Stop us if you’ve heard this, but Frankford Avenue is a happening place these days. Remarkably, this hasn’t been the case for very long at all. When Frankford Hall opened its doors back in 2011, Frankford Avenue was littered with vacant lots and old industrial buildings which were still used for industrial purposes. Fishtown had just started a meteoric rise in terms of development, and as new neighbors moved to the neighborhood in droves, the corridor running through its gut has kept pace. It would take us too long to list the number of new buildings that have appeared and all the businesses that have opened in the last decade- and while Frankford Avenue always had immense potential, we don’t believe that many people quite expected things to go the way they did.

This makes us wonder whether the blocks of Frankford Avenue just north of Lehigh could be in store for a similar experience in the years to come. As we’ve seen in other parts of town, development leaks from one neighborhood into the next, and Port Richmond is the logical release valve for development in Fishtown, East Kensington, and Olde Richmond. As large projects have moved forward on Lehigh Avenue, it only stands to reason that more people will cross the railroad tracks and move past Lehigh, into Port Richmond proper. Already, we’ve seen some large and small projects proposed and started in the southern parts of the neighborhood, and now we’re seeing new action on Frankford Avenue as well. Perhaps a sign of things to come?

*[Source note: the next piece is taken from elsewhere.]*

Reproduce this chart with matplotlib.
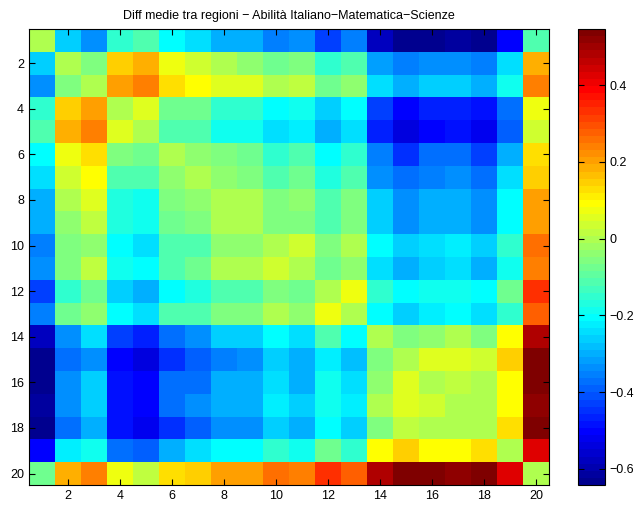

Screen Shot 2020-03-04 At 4.28.19 PM
In the past
Current view

First, let’s consider 2756 Frankford Ave., a squat building that’s been used for a variety of industrial purposes over the years, including the manufacturing of wagon bodies, the storage of building materials, and the fabrication of sets and scenery. Perhaps the building looked decent back in the day, but as recently as last year, it was looking pretty rough. It’s looking quite different these days though, as a renovation effort covered up the stucco on the facade with a colorful melange of metal panels. A karate studio now occupies a portion of the building, and we believe there’s still space for additional tenants.

Screen Shot 2020-03-04 At 4.28.40 PM
In 2018
Old building demoed, new one is certainly redder

2770 Frankford Ave. is a bit of a one step forward, two steps back situation. When an old tire business went up for sale a few years back, one might have hoped that a buyer would close the business and replace it with a new mixed-use building. In fact, when the old building was demoed last year, we were hopeful for just that to be the case. But that’s not what happened at all. Instead, the tire place has been demolished and replaced by… another tire place. A building with terrific bones has been replaced by a new building that looks like a shipping container. On the plus side, the new building looks like it was fairly inexpensive, so if and when this section of Frankford makes a leap forward, it won’t be too tough to tear it down. On the other hand, this building will be here for the foreseeable future, set back from the street and will continue to be a tire shop.

Of course, if things don’t change for awhile, maybe this kind of architecture will be deemed historic by the middle of the 21st century and the building will stick around forever. Hey, some Brutalist buildings are designated, so anything is possible.